Network Rail is pleading with drivers of high vehicles to heed "low bridge" warning signs after the same bridge was hit 11 times in 12 months.
A lorry became wedged under the railway bridge over the A5 in Hinckley, Leicestershire, in the latest incident on Thursday.
The bridge is one of the worst nationally for so-called "bridge strikes", according to Network Rail.
The group recorded 1,606 of these strikes in the 2015/16 financial year.
A spokesperson said: "We can't stress enough how important it is that vehicle owners know the height and width of their vehicle and pay close attention to warning signs at bridges.
"If you're not sure whether or not your vehicle will fit, you should look for an alternative route rather than taking a risk."
The warning comes as the Local Government Association (LGA) called for legislation to be brought in to make sure lorry drivers in England and Wales use a GPS system suitable for HGVs.
Most frequently struck bridges in 2015/16
1. A205 St Mildreds Road, Hither Green, London - struck 26 times
2. A205 Thurlow Park Road, Tulse Hill, London - struck 22 times
3. Lower Downs Road, Wimbledon, London - struck 16 times
4. A52 Barrowby Road, Grantham, Lincolnshire - struck 14 times
5. A624 Hayfield Road, Chinley, Derbyshire - struck 13 times
6. A636 Denby Dale Road, Wakefield, West Yorkshire - struck 12 times
6. A142 Stuntney Road, Ely, Cambridgeshire - struck 12 times
8. A5 Watling Street, Hinckley, Leicestershire - struck 11 times
8. A51 Upper St John Street, Lichfield, Staffordshire - struck 11 times
10. A429 Kingway, Hullavington, Wiltshire - struck 10 times
10. B5008 Repton Road, Willington, Derbyshire - struck 10 times
Source: Network Rail
Amanda Sokhi, who owns a business near the bridge in Hinckley, said the situation was "completely ridiculous".

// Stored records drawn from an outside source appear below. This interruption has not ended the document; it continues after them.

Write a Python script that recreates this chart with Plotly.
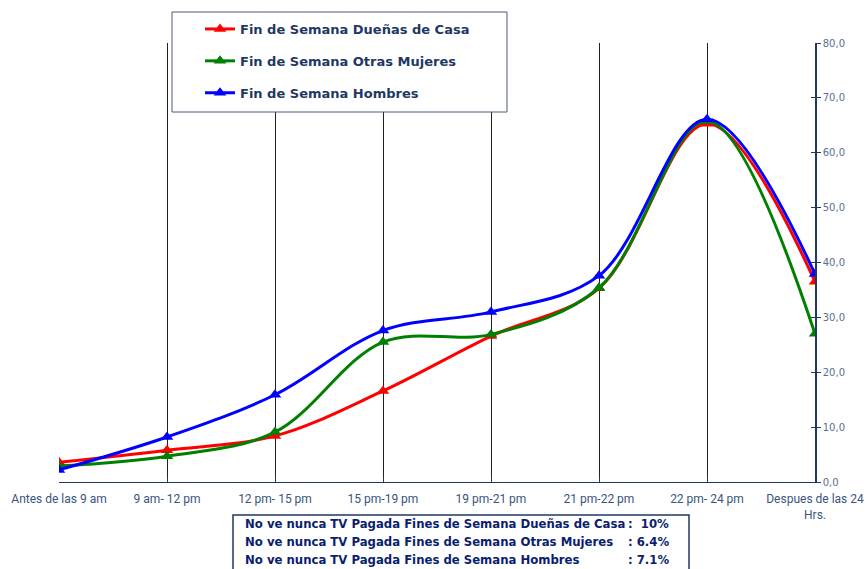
import plotly.graph_objects as go

categories = ["Antes de las 9 am", "9 am- 12 pm", "12 pm- 15 pm", "15 pm-19 pm",
              "19 pm-21 pm", "21 pm-22 pm", "22 pm- 24 pm", "Despues de las 24<br>Hrs."]
duenas = [3.6, 5.8, 8.4, 16.6, 26.6, 35.3, 65.3, 36.5]
otras = [2.9, 4.7, 9.1, 25.5, 26.9, 35.4, 65.8, 27.0]
hombres = [2.2, 8.2, 15.9, 27.6, 31.0, 37.6, 66.1, 37.9]
series_names = ["Fin de Semana Dueñas de Casa", "Fin de Semana Otras Mujeres", "Fin de Semana Hombres"]
series_colors = ["#FF0000", "#008000", "#0000FF"]
note_labels = ["No ve nunca TV Pagada Fines de Semana Dueñas de Casa",
               "No ve nunca TV Pagada Fines de Semana Otras Mujeres",
               "No ve nunca TV Pagada Fines de Semana Hombres"]
note_values = [":  10%", ": 6.4%", ": 7.1%"]
y_ticks = [0, 10, 20, 30, 40, 50, 60, 70, 80]

W, H = 868, 569
L, R, T, B = 59, 815, 43, 482  # plot area in page pixels


def px(x):
    return (x - L) / (R - L)


def py(y):
    return (B - y) / (B - T)


NAVY = "#1F3864"
fig = go.Figure()
for i, (name, vals, col) in enumerate(zip(series_names, [duenas, otras, hombres], series_colors)):
    fig.add_trace(go.Scatter(
        x=categories, y=vals, name=f"<b>{name}</b>", mode="lines+markers",
        line=dict(color=col, width=3, shape="spline", smoothing=1.0),
        marker=dict(symbol="triangle-up", size=11, color=col),
        legendgroup=f"g{i}",
    ))
# helper trace for the inner tick marks axis
fig.add_trace(go.Scatter(x=[categories[0]], y=[None], yaxis="y2", showlegend=False,
                         hoverinfo="skip", mode="markers"))

fig.update_layout(
    width=W, height=H,
    margin=dict(l=L, r=W - R, t=T, b=H - B, autoexpand=False),
    paper_bgcolor="white", plot_bgcolor="white",
    separators=",.",
    showlegend=True,
    legend=dict(
        x=px(200), y=py(14), xanchor="left", yanchor="top",
        bgcolor="rgba(0,0,0,0)", borderwidth=0,
        font=dict(family="DejaVu Sans", size=13, color=NAVY),
        traceorder="grouped", tracegroupgap=12,
        itemwidth=30,
    ),
    xaxis=dict(
        type="category", range=[0, 7], automargin=False,
        showgrid=True, gridcolor="#222222", gridwidth=1,
        showline=True, linecolor=NAVY, linewidth=1,
        ticks="inside", ticklen=5, tickcolor=NAVY,
        ticklabelstandoff=6,
        tickfont=dict(family="Roboto", size=12, color="#3A5580"),
        zeroline=False, fixedrange=True,
    ),
    yaxis=dict(
        side="right", range=[0, 80], tickvals=y_ticks, tickformat=".1f", automargin=False,
        showgrid=False, zeroline=False,
        showline=True, linecolor=NAVY, linewidth=1.5,
        ticks="outside", ticklen=4, tickcolor=NAVY,
        tickfont=dict(family="DejaVu Sans", size=10, color="#5A7090"),
    ),
    yaxis2=dict(
        overlaying="y", side="right", range=[0, 80], tickvals=y_ticks, automargin=False,
        showticklabels=False, showgrid=False, zeroline=False,
        ticks="inside", ticklen=4, tickcolor=NAVY, showline=False,
    ),
    shapes=[
        dict(type="rect", xref="paper", yref="paper",
             x0=px(172), x1=px(507), y0=py(112), y1=py(12),
             line=dict(color="#4A5A78", width=1), fillcolor="white", layer="above"),
        dict(type="rect", xref="paper", yref="paper",
             x0=px(233), x1=px(689), y0=py(580), y1=py(515),
             line=dict(color=NAVY, width=1.5), fillcolor="white", layer="above"),
    ],
)

for i, (lab, val) in enumerate(zip(note_labels, note_values)):
    yy = py(524 + i * 18)
    fig.add_annotation(x=px(243), y=yy, xref="paper", yref="paper", text=f"<b>{lab}</b>",
                       showarrow=False, xanchor="left", yanchor="middle",
                       font=dict(family="DejaVu Sans", size=11.7, color="#0A1E6E"))
    fig.add_annotation(x=px(626), y=yy, xref="paper", yref="paper", text=f"<b>{val}</b>",
                       showarrow=False, xanchor="left", yanchor="middle",
                       font=dict(family="DejaVu Sans", size=11.7, color="#0A1E6E"))

fig.write_html("out.html", config={"displayModeBar": False},
               post_script="document.body.style.margin='0';document.body.style.overflow='hidden';")
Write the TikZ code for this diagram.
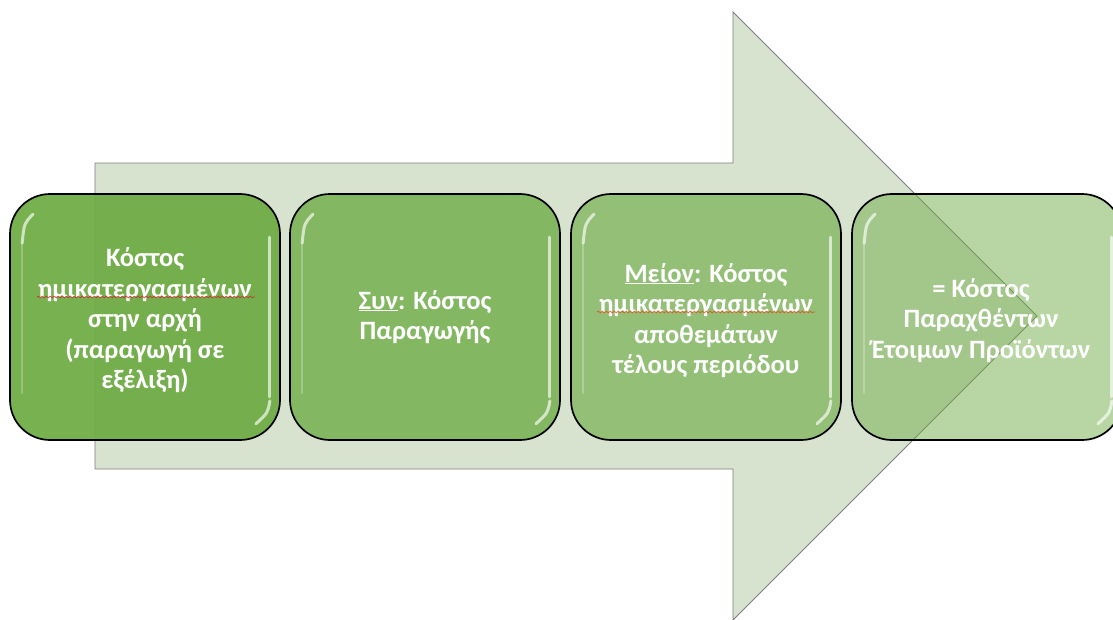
\documentclass[tikz,border=0pt]{standalone}
\usepackage{fontspec}
\setmainfont{Carlito}
\usetikzlibrary{calc,decorations.pathmorphing}

\definecolor{arrowfill}{RGB}{215,227,207}
\definecolor{arrowedge}{RGB}{125,125,125}
\definecolor{stepgreen}{RGB}{112,173,71}
\definecolor{spellred}{RGB}{205,40,40}

\newcommand\ul[1]{\underline{\smash{#1}}}
% taller first line: pushes a text block a little down in its box
\newcommand\topstrut{\rule{0pt}{26pt}}

\begin{document}
\begin{tikzpicture}[x=1pt,y=-1pt,
  stepbox/.style={rounded corners=40pt, minimum width=270pt, minimum height=246pt,
    draw=black, line width=1.7pt, fill=stepgreen, text=white, text opacity=1,
    font=\bfseries\fontsize{26.5}{30.5}\selectfont, align=center, inner sep=0pt},
  glint/.style={white, line width=3pt, line cap=round, opacity=0.65},
  faintglint/.style={white, line width=2.4pt, line cap=round, opacity=0.25},
  spellmark/.style={spellred, line width=0.8pt, opacity=0.8,
    decorate, decoration={snake, amplitude=0.8pt, segment length=4pt}}]

\clip (0,0) rectangle (1113,619);

% large flow arrow behind the steps
\draw[fill=arrowfill, draw=arrowedge, line width=0.9pt]
  (95,163) -- (733,163) -- (733,12) -- (1037,316) -- (733,620)
  -- (733,469) -- (95,469) -- cycle;

% steps
\node[stepbox, fill opacity=0.95] (b1) at (145,317)
  {\topstrut Κόστος\\ημικατεργασμένων\\στην αρχή\\(παραγωγή σε\\εξέλιξη)};
\node[stepbox, fill opacity=0.8] (b2) at (425,317)
  {\ul{Συν}: Κόστος\\Παραγωγής};
\node[stepbox, fill opacity=0.65] (b3) at (706,317)
  {\topstrut\ul{Μείον}: Κόστος\\ημικατεργασμένων\\αποθεμάτων\\τέλους περιόδου};
\node[stepbox, fill opacity=0.5] (b4) at (987,317)
  {\topstrut\hspace*{-12pt}= Κόστος\\\hspace*{-12pt}Παραχθέντων\\\hspace*{-12pt}Έτοιμων Προϊόντων};

% spell-check marks under the long word
\coordinate (s1a) at (37,297);  \coordinate (s1b) at (255,297);
\coordinate (s3a) at (597,312); \coordinate (s3b) at (815,312);
\draw[spellmark] (s1a) -- (s1b);
\draw[spellmark, spellred!60!orange] (s3a) -- (s3b);

% glossy edge highlights
\foreach \b in {b1,b2,b3,b4}{
  \draw[glint] ($(\b.north west)+(24,21)$) .. controls ($(\b.north west)+(15,30)$) .. ($(\b.north west)+(13,50)$);
  \draw[faintglint] ($(\b.north west)+(13,50)$) -- ($(\b.south west)+(13,-48)$);
  \draw[glint] ($(\b.north east)+(-11,44)$) -- ($(\b.south east)+(-11,-44)$);
  \draw[glint] ($(\b.south east)+(-11,-40)$) .. controls ($(\b.south east)+(-13,-28)$) .. ($(\b.south east)+(-25,-17)$);
}
\end{tikzpicture}
\end{document}
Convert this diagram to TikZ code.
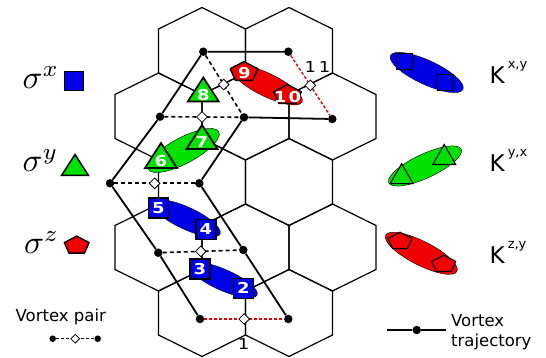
\documentclass[tikz,border=0pt]{standalone}
\usepackage{fontspec}
\setmainfont{DejaVu Sans}
\newfontfamily\opfont[FakeStretch=1.2]{DejaVu Sans}
\usetikzlibrary{shapes.geometric}

\definecolor{opblue}{RGB}{0,0,230}
\definecolor{opgreen}{RGB}{0,225,0}
\definecolor{opred}{RGB}{240,0,0}

\tikzset{
  hexedge/.style={line width=1.2pt},
  traj/.style={line width=1.8pt},
  pairline/.style={line width=1.6pt, dash pattern=on 4pt off 3pt},
  redpair/.style={opred, line width=1.4pt, dash pattern=on 3pt off 2pt},
  legpair/.style={line width=0.8pt, dash pattern=on 3pt off 2pt},
  vortex/.style={circle, fill=black, inner sep=0pt, minimum size=8.5pt},
  pairmark/.style={diamond, draw=black, solid, fill=white, line width=0.8pt, inner sep=0pt, minimum size=11pt},
  opnum/.style={text=white, font=\fontsize{15}{15}\opfont\bfseries, inner sep=0pt},
  xop/.style={rectangle, draw=black, line width=1.6pt, fill=opblue, minimum size=20pt, inner sep=0pt, opnum},
  yshape/.style={fill=opgreen, draw=black, line width=1.7pt},
  zshape/.style={fill=opred, draw=black, line width=1.4pt, line join=round},
  xlink/.style={fill=opblue, draw=black, line width=0.4pt},
  ylink/.style={fill=opgreen, draw=black, line width=0.4pt},
  zlink/.style={fill=opred, draw=black, line width=0.4pt},
  numlabel/.style={font=\fontsize{15}{15}\opfont, inner sep=0pt},
  legtext/.style={font=\fontsize{16.5}{16.5}\selectfont, inner sep=0pt},
  sigmalabel/.style={anchor=base west, inner sep=0pt},
  klabel/.style={anchor=base west, inner sep=0pt, font=\fontsize{23}{23}\selectfont},
}

% triangle: centre x, centre y, half width, half height
\newcommand{\ytri}[5][]{%
  \draw[yshape,#1] (#2,{#3-#5}) -- ({#2+#4},{#3+#5}) -- ({#2-#4},{#3+#5}) -- cycle;}
% flat pentagon: centre x, centre y, radius
\newcommand{\zpent}[4][]{%
  \draw[zshape,#1,shift={(#2,#3)},yscale=0.72] (-90:#4) -- (-18:#4) -- (54:#4) -- (126:#4) -- (198:#4) -- cycle;}
\newcommand{\ksup}[1]{\kern3pt\raisebox{15pt}{\fontsize{13}{13}\selectfont #1}}
\newcommand{\bigsigma}[1]{\scalebox{3.3}{$\sigma^{#1}$}}

\begin{document}
\begin{tikzpicture}[x=1pt, y=-1pt]
\useasboundingbox (0,0) rectangle (546,358);

% honeycomb lattice
\foreach \cx/\cy in {202/51, 289/51, 158.5/116.5, 245.5/116.5, 332.5/116.5,
  202/182, 289/182, 158.5/247.5, 245.5/247.5, 332.5/247.5, 202/313, 289/313}
  \draw[hexedge, shift={(\cx,\cy)}] (43.5,-22) -- (43.5,22) -- (0,43.5)
    -- (-43.5,22) -- (-43.5,-22) -- (0,-43.5) -- cycle;

% link operators
\draw[zlink, rotate around={-26:(267,85)}] (267,85) ellipse [x radius=39pt, y radius=11.5pt];
\draw[ylink, rotate around={28:(183.5,150.5)}] (183.5,150.5) ellipse [x radius=40pt, y radius=13pt];
\draw[xlink, rotate around={-25:(186.5,218.3)}] (186.5,218.3) ellipse [x radius=37pt, y radius=11pt];
\draw[xlink, rotate around={-24:(223.3,280)}] (223.3,280) ellipse [x radius=37pt, y radius=10.5pt];

% vortices
\node[vortex] (vl1) at (200,319) {};
\node[vortex] (vl2) at (158.3,252.7) {};
\node[vortex] (vl3) at (110,183.3) {};
\node[vortex] (vl4) at (160,116.7) {};
\node[vortex] (vl5) at (203.3,51.7) {};
\node[vortex] (vr1) at (288.3,319) {};
\node[vortex] (vr2) at (243.3,250) {};
\node[vortex] (vr3) at (199.3,183.3) {};
\node[vortex] (vr4) at (244,117.3) {};
\node[vortex] (vt1) at (288.3,51.7) {};
\node[vortex] (vt2) at (332.3,119) {};

% trajectories
\draw[traj] (vl1) -- (vl2) -- (vl3) -- (vl4) -- (vl5) -- (vt1);
\draw[traj] (vr1) -- (vr2) -- (vr3) -- (vr4) -- (vt2);

% vortex pairs
\draw[redpair] (vl1) -- node[pairmark] (p1) {} (vr1);
\draw[pairline] (vl2) -- node[pairmark] (p2) {} (vr2);
\draw[pairline] (vl3) -- node[pairmark] (p3) {} (vr3);
\draw[pairline] (vl4) -- node[pairmark] (p4) {} (vr4);
\draw[pairline] (vl5) -- node[pairmark] (p5) {} (vr4);
\draw[redpair] (vt1) -- node[pairmark] (p6) {} (vt2);
\node[numlabel] (lab1) at (243.5,344) {1};
\node[numlabel] (lab11) at (317.5,67) {1\kern3pt1};

% single spin operators
\node[xop] (o2) at (243.3,288.3) {2};
\node[xop] (o3) at (200,269) {3};
\node[xop] (o4) at (206,229.5) {4};
\node[xop] (o5) at (158.5,208.3) {5};
\ytri{161}{155.5}{16}{12.5} \node[opnum] (o6) at (161,161) {6};
\ytri{202}{137}{15.5}{12} \node[opnum] (o7) at (202,142.5) {7};
\ytri{203.3}{89.5}{15.5}{12} \node[opnum] (o8) at (203.3,95) {8};
\zpent{244}{72}{14.5} \node[opnum] (o9) at (244.5,73) {9};
\zpent{287.5}{95}{14.5} \node[opnum] (o10) at (287.5,97) {1\kern2pt0};

% legend: single spins
\node[sigmalabel] (sx) at (22.5,88.3) {\bigsigma{x}};
\node[xop, minimum size=19pt, line width=1.2pt] (kx) at (74.3,81) {};
\node[sigmalabel] (sy) at (22.5,171.7) {\bigsigma{y}};
\ytri[line width=1.5pt]{75}{165}{13.5}{10.5}
\node[sigmalabel] (sz) at (24,253) {\bigsigma{z}};
\zpent[line width=1.3pt]{76.7}{245.5}{13.1}

% legend: links
\draw[xlink, rotate around={-25:(426.7,72.5)}] (426.7,72.5) ellipse [x radius=40pt, y radius=12pt];
\node[xop, minimum size=16pt, line width=1pt] (lx1) at (404.7,61.8) {};
\node[xop, minimum size=16pt, line width=1pt] (lx2) at (445.8,82.2) {};
\node[klabel] (kxy) at (489.5,83.3) {K\ksup{x,y}};
\draw[ylink, rotate around={25:(425,166)}] (425,166) ellipse [x radius=40pt, y radius=12pt];
\ytri[line width=1.1pt]{401.7}{173.7}{11.5}{10}
\ytri[line width=1.1pt]{444.2}{154.5}{11.5}{10}
\node[klabel] (kyx) at (489.5,171.7) {K\ksup{y,x}};
\draw[zlink, rotate around={-27:(421.3,253.3)}] (421.3,253.3) ellipse [x radius=40pt, y radius=12pt];
\zpent[line width=1.1pt]{400}{241.3}{12.6}
\zpent[line width=1.1pt]{443.8}{264.2}{12.6}
\node[klabel] (kzy) at (489.5,263.3) {K\ksup{z,y}};

% legend: vortices
\node[legtext] (pairtext) at (60.8,317) {Vortex pair};
\node[vortex, minimum size=6.5pt] (lp1) at (52.7,338.7) {};
\node[vortex, minimum size=6.5pt] (lp2) at (97.7,338.7) {};
\draw[legpair] (lp1) -- node[pairmark, minimum size=9pt] (lpm) {} (lp2);
\coordinate (lt1) at (386.7,330);
\coordinate (lt2) at (446,330);
\node[vortex] (ltd) at (416.7,330) {};
\draw[traj] (lt1) -- (ltd) -- (lt2);
\node[legtext, anchor=base west] (trajtext1) at (451,326.5) {Vortex};
\node[legtext, anchor=base west] (trajtext2) at (451,346) {trajectory};
\end{tikzpicture}
\end{document}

"I know they've got signs saying there's a low bridge but lorry drivers aren't seeing it, they are just carrying on," she said.
Her husband, Raj Sokhi, fears someone may be killed there soon.
"A lorry driver hit the bridge and he actually came through the cab. That was quite messy," he said.
"One was on a Saturday and the whole road was shut all day, and then 10 minutes after the road opened at 10 o'clock another lorry hit the bridge again."
Network Rail said there had been more than 150 bridge strikes in Leicestershire alone over the last five years.
These caused rail passengers more than 12,000 minutes of delays and cost the taxpayer-funded organisation more than £800,000 in compensation.